Vote for change

The outcome of the general elections of the world’s largest democracy has proved most of the political pundits, astrologers and psephologists wrong. The BJP-led National Democratic Alliance (NDA) made a huge political miscalculation in calling the elections about six months ahead of the normal time. One thing the results have proved once again: the vibrancy of Indian democracy. The BJP seems to have paid the price of taking the common people for granted. Under its “Shining India” slogan, it had expected to win a re-election amid a bountiful monsoon, rising economic growth rates and a nascent peace process with Pakistan. But its economic reforms have been criticised on the ground that, under them, while urban India marched ahead, rural India, much larger in population, was left behind. Also, the minorities may have swung against the BJP-led alliance to tip the balance and the question of “secularism” versus “communalism” may have entered into the calculations of the voters.
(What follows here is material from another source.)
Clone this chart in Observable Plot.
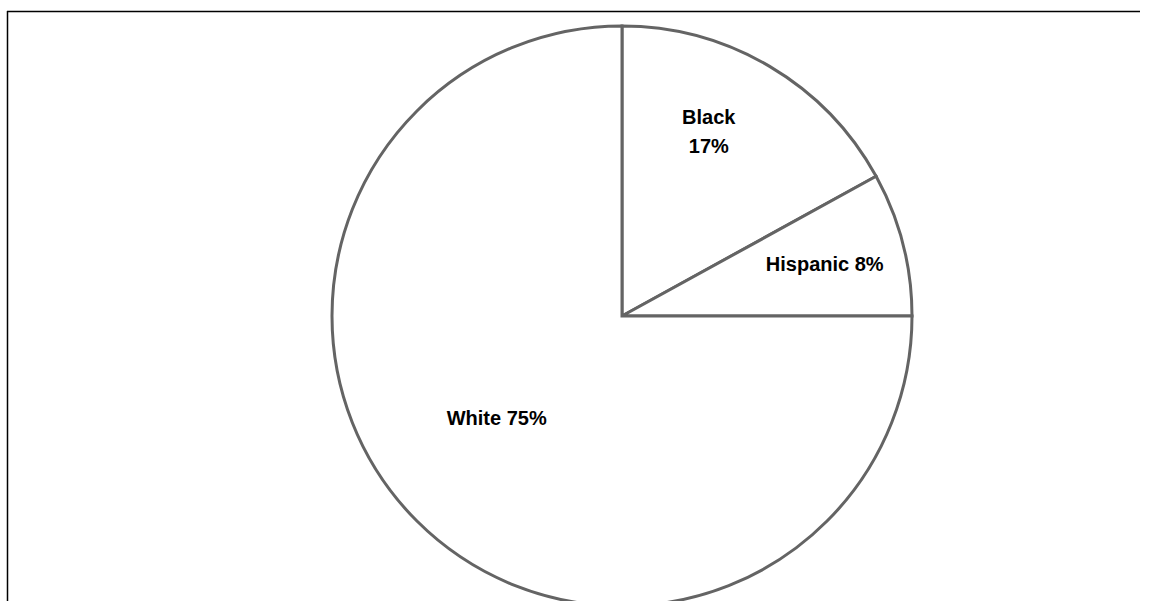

The hung parliament seems to have come to stay in India’s national politics. Though the Congress emerged as the single largest party, the alliance it has led still falls short of an absolute parliamentary majority. However, it is virtually certain to get the support of other parties. And the Italian-born Sonia Gandhi, by being elected unopposed, as expected, the parliamentary leader of the Congress, appears all set to be the next Indian prime minister, the fourth in the Nehru-Gandhi dynasty. The Indian voters also brushed aside the controversy surrounding Sonia Gandhi’s foreign origins. However, except on “Hindu nationalism” and a couple of other issues, the BJP and the Congress do not seem to have fundamental ideological differences. Widespread allegations of human rights violations under the rule of both have been a matter of concern.

In a democracy the people are supreme. But, to India’s neighbours, while the state of its internal politics is of general interest, its foreign policy dimension becomes a matter of greater curiosity. Mrs Gandhi told the press the other day that peace with Pakistan was an idea the BJP had appropriated, indicating that the process would continue. J. N. Dixit, vice chairman of the Congress foreign policy think tank, says the next government would see to the continuation of all that is good for India. Its foreign policy is said to be based on “realism and calibration.” Though Indian foreign policy is unlikely to see a substantive shift, it may mark subtle variations, including, for example, a little less enthusiasm for the degree of the BJP’s perceived pro-American policy. Though some analysts in Nepal are reading much into the Indian change of guard, India’s Nepal policy is, however, unlikely to change in fundamentals, if the past is any guide.